**Work to be completed:** Look below for the line with "Convert this chart to matplotlib code." and the line with "import matplotlib.pyplot as plt"; repeat exactly those two lines and all lines between them, but no pictures.

──────── Available data ────────

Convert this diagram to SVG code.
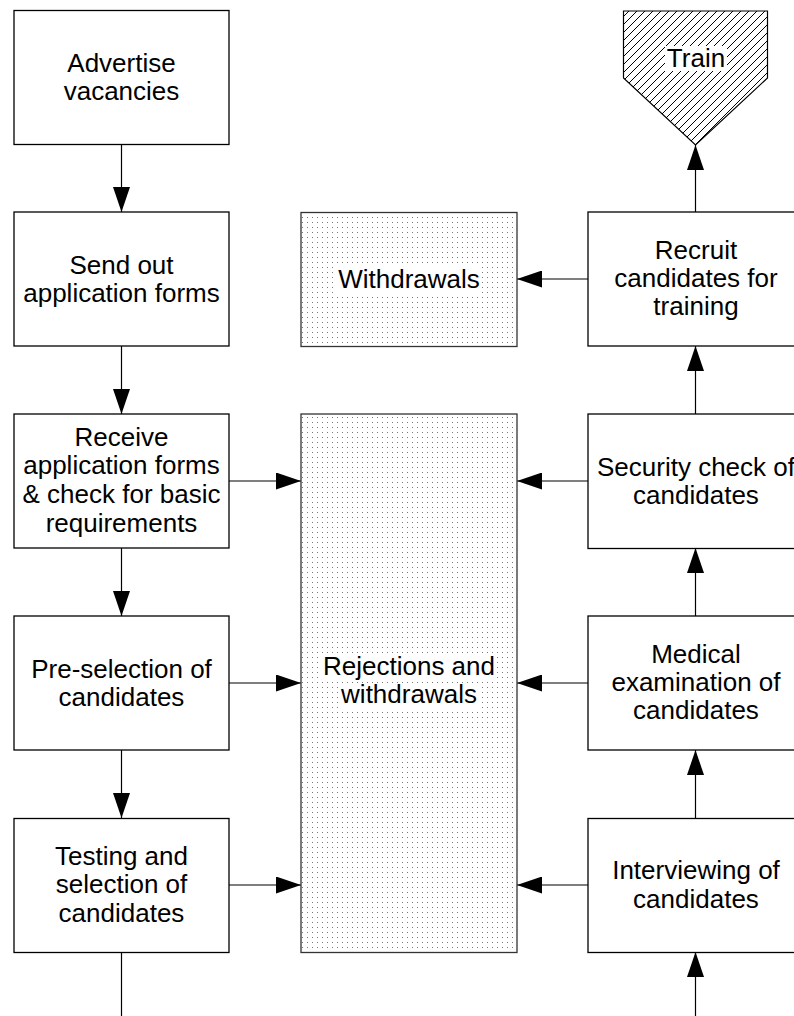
<svg xmlns="http://www.w3.org/2000/svg" width="794" height="1016" viewBox="0 0 794 1016">
<style>
.box{fill:#fff;stroke:#000;stroke-width:1.3}
.dot{fill:url(#dots);stroke:#333;stroke-width:1.3}
.t{font-family:"Liberation Sans",Arial,sans-serif;font-size:26px;fill:#000;text-anchor:middle}
.c{stroke:#000;stroke-width:1.2;fill:none}
.a{marker-end:url(#ah)}
.bg{fill:#fff}
</style>
<defs>
<pattern id="dots" patternUnits="userSpaceOnUse" width="5" height="5" x="0" y="0">
<rect width="5" height="5" fill="#fff"/>
<rect x="2" y="2" width="1" height="1" fill="#777"/>
</pattern>
<pattern id="hatch" patternUnits="userSpaceOnUse" width="8" height="8">
<rect width="8" height="8" fill="#fff"/>
<path d="M0,8 L8,0 M-1,1 L1,-1 M7,9 L9,7" stroke="#000" stroke-width="1"/>
</pattern>
<marker id="ah" markerUnits="userSpaceOnUse" markerWidth="25" markerHeight="17" refX="25" refY="8.5" orient="auto">
<path d="M0,0 L25,8.5 L0,17 Z" fill="#000"/>
</marker>
</defs>

<g id="connectors">
<line class="c a" x1="121.5" y1="144" x2="121.5" y2="212"/>
<line class="c a" x1="121.5" y1="346" x2="121.5" y2="414"/>
<line class="c a" x1="121.5" y1="548" x2="121.5" y2="616"/>
<line class="c a" x1="121.5" y1="750" x2="121.5" y2="818"/>
<line class="c" x1="121.5" y1="952" x2="121.5" y2="1016"/>
<line class="c a" x1="229" y1="481" x2="301" y2="481"/>
<line class="c a" x1="229" y1="683" x2="301" y2="683"/>
<line class="c a" x1="229" y1="885" x2="301" y2="885"/>
<line class="c a" x1="588" y1="279" x2="517" y2="279"/>
<line class="c a" x1="588" y1="481" x2="517" y2="481"/>
<line class="c a" x1="588" y1="683" x2="517" y2="683"/>
<line class="c a" x1="588" y1="885" x2="517" y2="885"/>
<line class="c a" x1="695.5" y1="1016" x2="695.5" y2="952"/>
<line class="c a" x1="695.5" y1="818" x2="695.5" y2="750"/>
<line class="c a" x1="695.5" y1="616" x2="695.5" y2="548"/>
<line class="c a" x1="695.5" y1="414" x2="695.5" y2="346"/>
<line class="c a" x1="695.5" y1="212" x2="695.5" y2="145"/>
</g>

<g id="advertise">
<rect class="box" x="14" y="10.5" width="215" height="134"/>
<text class="t" x="121.5" y="72">Advertise</text>
<text class="t" x="121.5" y="99.5">vacancies</text>
</g>
<g id="send">
<rect class="box" x="14" y="212" width="215" height="134"/>
<text class="t" x="121.5" y="273.5">Send out</text>
<text class="t" x="121.5" y="301.5">application forms</text>
</g>
<g id="receive">
<rect class="box" x="14" y="414" width="215" height="134"/>
<text class="t" x="121.5" y="445.7">Receive</text>
<text class="t" x="121.5" y="474">application forms</text>
<text class="t" x="121.5" y="503">&amp; check for basic</text>
<text class="t" x="121.5" y="531.5">requirements</text>
</g>
<g id="preselection">
<rect class="box" x="14" y="616" width="215" height="134"/>
<text class="t" x="121.5" y="677.5">Pre-selection of</text>
<text class="t" x="121.5" y="705.8">candidates</text>
</g>
<g id="testing">
<rect class="box" x="14" y="818.5" width="215" height="134"/>
<text class="t" x="121.5" y="865">Testing and</text>
<text class="t" x="121.5" y="893.3">selection of</text>
<text class="t" x="121.5" y="921.6">candidates</text>
</g>

<g id="withdrawals">
<rect class="dot" x="301" y="212.5" width="216" height="134"/>
<rect class="bg" x="336" y="265" width="146" height="28"/>
<text class="t" x="409" y="288">Withdrawals</text>
</g>
<g id="rejections">
<rect class="dot" x="301" y="414" width="216" height="538.5"/>
<rect class="bg" x="322" y="653" width="174" height="27"/>
<rect class="bg" x="340" y="683" width="138" height="27"/>
<text class="t" x="409" y="675">Rejections and</text>
<text class="t" x="409" y="703.3">withdrawals</text>
</g>

<g id="train">
<polygon points="623.5,11 767.5,11 767.5,78 695.5,145 623.5,78" fill="url(#hatch)" stroke="#000" stroke-width="1.2"/>
<rect class="bg" x="665" y="46" width="62" height="25"/>
<text class="t" x="696" y="67">Train</text>
</g>
<g id="recruit">
<rect class="box" x="588" y="212" width="215" height="134"/>
<text class="t" x="696" y="258.7">Recruit</text>
<text class="t" x="696" y="287">candidates for</text>
<text class="t" x="696" y="315.3">training</text>
</g>
<g id="security">
<rect class="box" x="588" y="414" width="215" height="134.5"/>
<text class="t" x="696" y="475.5">Security check of</text>
<text class="t" x="696" y="504">candidates</text>
</g>
<g id="medical">
<rect class="box" x="588" y="616" width="215" height="134"/>
<text class="t" x="696" y="662.7">Medical</text>
<text class="t" x="696" y="691">examination of</text>
<text class="t" x="696" y="719.3">candidates</text>
</g>
<g id="interviewing">
<rect class="box" x="588" y="818.5" width="215" height="134"/>
<text class="t" x="696" y="879.3">Interviewing of</text>
<text class="t" x="696" y="907.7">candidates</text>
</g>
</svg>
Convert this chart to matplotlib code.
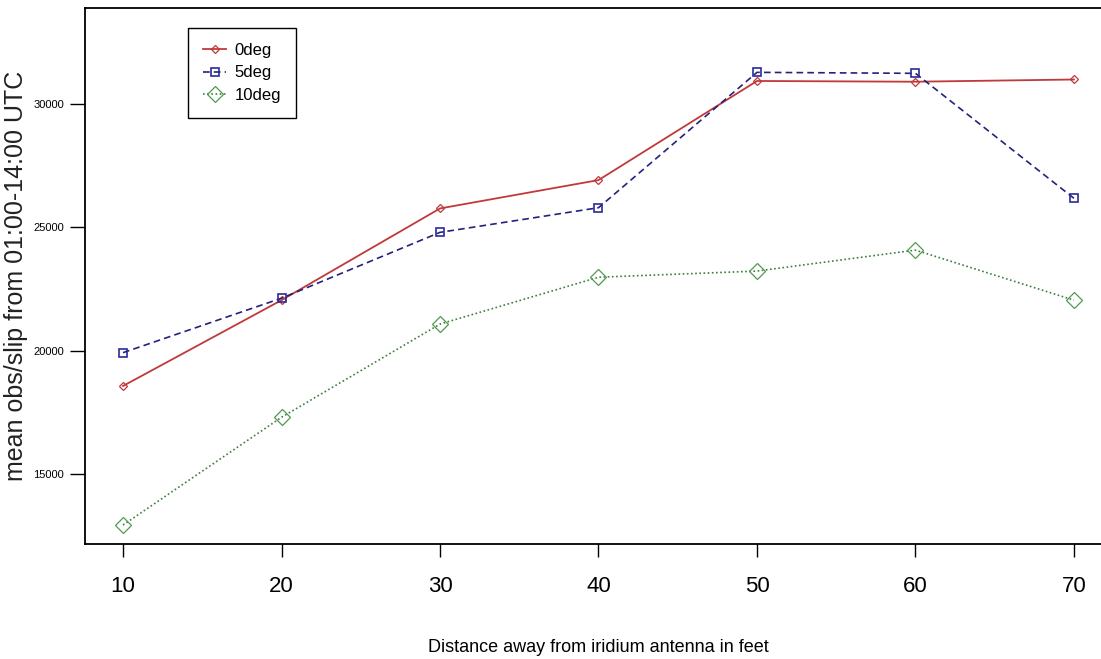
import matplotlib
matplotlib.use('Agg')
import matplotlib.pyplot as plt

# distance (feet) and mean obs/slip per elevation mask
distance = [10, 20, 30, 40, 50, 60, 70]
deg0 = [18570, 22050, 25770, 26920, 30940, 30910, 31000]
deg5 = [19920, 22130, 24800, 25800, 31290, 31250, 26180]
deg10 = [12930, 17300, 21080, 22980, 23230, 24080, 22050]
labels = ['0deg', '5deg', '10deg']
yticks = [15000, 20000, 25000, 30000]

FONT = 'Liberation Sans'

fig = plt.figure(figsize=(11.01, 6.59), dpi=100)
ax = fig.add_axes([85 / 1101, 115 / 659, 1027 / 1101, 536 / 659])

ax.plot(distance, deg0, color='#c0393b', lw=1.3, ls='-',
        marker='D', ms=4.5, mfc='none', mec='#c0393b', mew=0.9, label=labels[0])
ax.plot(distance, deg5, color='#23237a', lw=1.2, ls=(0, (4, 2.5)),
        marker='s', ms=6, mfc='none', mec='#2a2a9a', mew=1.2, label=labels[1])
ax.plot(distance, deg10, color='#3f7f3f', lw=1.2, ls=(0, (1, 1.5)),
        marker='D', ms=8, mfc='none', mec='#4f9a4f', mew=0.9, label=labels[2])

ax.set_xlim(7.6, 72.4)
ax.set_ylim(12160, 33900)
ax.set_xticks(distance)
ax.set_yticks(yticks)
ax.tick_params(axis='x', length=9, width=1, labelsize=16, pad=14)
ax.tick_params(axis='y', length=11, width=1, labelsize=8, pad=4)
for t in ax.get_xticklabels() + ax.get_yticklabels():
    t.set_fontfamily(FONT)
for s in ax.spines.values():
    s.set_linewidth(1.3)

ax.set_xlabel('Distance away from iridium antenna in feet', fontsize=13,
              family=FONT, labelpad=30)
ax.set_ylabel('mean obs/slip from 01:00-14:00 UTC', fontsize=18,
              family=FONT, labelpad=4, color='#222222')

leg = ax.legend(loc='upper left', bbox_to_anchor=(0.1003, 0.9627), borderaxespad=0,
                fancybox=False, framealpha=1, edgecolor='black',
                prop={'family': FONT, 'size': 12}, handlelength=1.4,
                handletextpad=0.5, labelspacing=0.45, borderpad=0.9)
leg.get_frame().set_linewidth(1)

fig.savefig('out.png', dpi=100)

────────

**Finished task:**
Convert this chart to matplotlib code.
import matplotlib
matplotlib.use('Agg')
import matplotlib.pyplot as plt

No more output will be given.